As we continued, we saw some practical uses for the water, though. A girl scooped river water to mop her floors and a group of women packed wet charcoal into cones to dry. A maize grinder collected rain in metal canisters to cool his mill’s engine, while two men in waders dragged fist-sized magnets through the river, trawling for scrap metal to sell.
Eventually, the river met a larger tributary and spread into a floodplain around a small island. We hopped across and picked our way through ankle-deep mud filling the island’s alleyways. One block had a concrete sidewalk with a flowing drain, built and paid for by a man who lives there. In this nook of Kibera, residents must build their own utilities.
At the island’s tip, a family sat outside on a carved bench submerged in inches of water. Banana trees and sugar cane filled the floodplain; no space wasted here. The early-morning storm had flooded these houses, and when we arrived, residents were bailing out their homes. In these lowlands, the water is too slow to wash away houses, but it is everywhere.

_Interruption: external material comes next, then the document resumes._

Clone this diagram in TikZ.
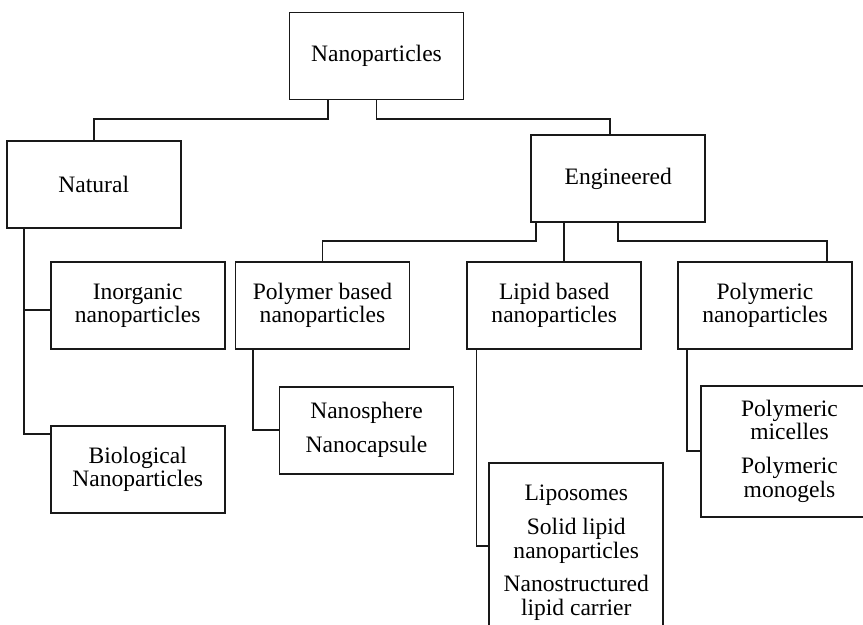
\documentclass[tikz,border=0pt]{standalone}
\usepackage{fontspec}
\setmainfont{Liberation Serif}
\usepackage{tikz}
\tikzstyle{box}=[rectangle,draw=black!90,line width=1pt,align=center,
minimum width=3.48cm,minimum height=1.74cm,inner sep=2pt]
\tikzstyle{link}=[draw=black!90,line width=1pt]
\usetikzlibrary{positioning}

\begin{document}
\begin{tikzpicture}[node distance=1cm,font=\fontsize{13.4pt}{13.3pt}\selectfont]
            \useasboundingbox (0,0) rectangle (17.26,-12.5);
            \clip (0,0) rectangle (17.26,-12.5);

            % TOP PART

            \node[box] at (7.53,-1.12) (nano) {Nanoparticles};
            \node[box,below left=0.8cm and 2.14cm of nano] (natural) {Natural};
            \node[box,below right=0.68cm and 1.32cm of nano] (eng) {Engineered};

            \path[link] ([xshift=-0.97cm]nano.south) -- ++(0,-0.38) -| (natural.north);
            \path[link] (nano.south) -- ++(0,-0.38) -| ([xshift=-0.16cm]eng.north);

            % Natural PART

            \node[box,below right=0.64cm and 0.88cm of natural.south west] (inorg) {Inorganic\\nanoparticles};
            \node[box,below=1.5cm of inorg] (bio) {Biological\\Nanoparticles};

            \path[link] ([xshift=0.36cm]natural.south west) |- ([yshift=-0.09cm]inorg.west);
            \path[link] ([xshift=0.36cm]natural.south west) |- ([yshift=-0.18cm]bio.north west);

            % Engineered PART

            \node[box,right=0.18cm of inorg] (poly) {Polymer based\\nanoparticles};
            \node[box,right=1.12cm of poly] (lipid) {Lipid based\\nanoparticles};
            \node[box,right=0.7cm of lipid] (pnano) {Polymeric\\nanoparticles};

            \path[link] ([xshift=-1.64cm]eng.south) -- ++(0,-0.36) -| (poly.north);
            \path[link] ([xshift=-1.08cm]eng.south) -- ([xshift=-1.08cm]eng.south |- lipid.north);
            \path[link] (eng.south) -- ++(0,-0.36) -| ([xshift=1.24cm]pnano.north);

            % Leaves

            \node[box,below right=0.72cm and 0.88cm of poly.south west] (nsph) {Nanosphere\\[6pt]Nanocapsule};
            \node[box,minimum height=3.6cm,below right=2.24cm and 0.44cm of lipid.south west] (lipo)
                {Liposomes\\[6pt]Solid lipid\\nanoparticles\\[6pt]Nanostructured\\lipid carrier};
            \node[box,minimum width=3.54cm,minimum height=2.62cm,below right=0.7cm and 0.46cm of pnano.south west] (pmic)
                {Polymeric\\micelles\\[6pt]Polymeric\\monogels};

            \path[link] ([xshift=0.36cm]poly.south west) |- (nsph.west);
            \path[link] ([xshift=0.2cm]lipid.south west) |- ([yshift=-1.68cm]lipo.north west);
            \path[link] ([xshift=0.2cm]pnano.south west) |- (pmic.west);

        \end{tikzpicture}
\end{document}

Jacob Opondo, a 45-year-old tailor, hired a neighbor’s son to pitch water from his house. “I’ve lived here ten years,” he said, “but this is the hardest rains yet.”

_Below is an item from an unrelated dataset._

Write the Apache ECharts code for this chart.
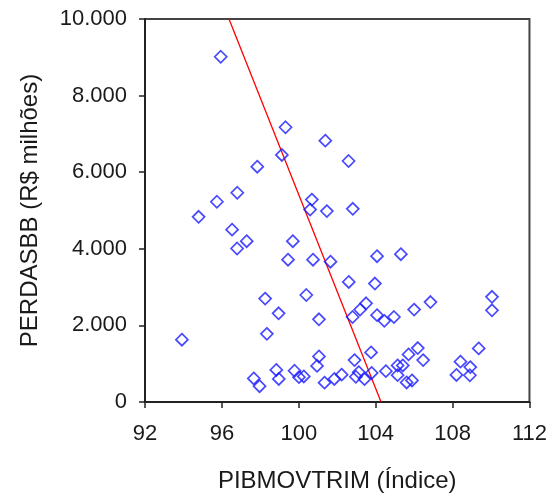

Opondo looked at a pile of soaked sandbags by his doorstep. “You cannot prevent it,” he said. “You can only scoop it out when it comes in.”
By then it was about one in the afternoon. Vincent and I had walked for about three hours along the riverside, but had gone only a kilometer because of the maze of alleyways. The morning’s rains had passed, and the streets were no longer spongy. Under the midday sun Kibera’s commerce was coming back to life. As we walked out, we left a trail of muddy footprints.
“The only thing that’s good about the rain,” Vincent said, “is that it dries.”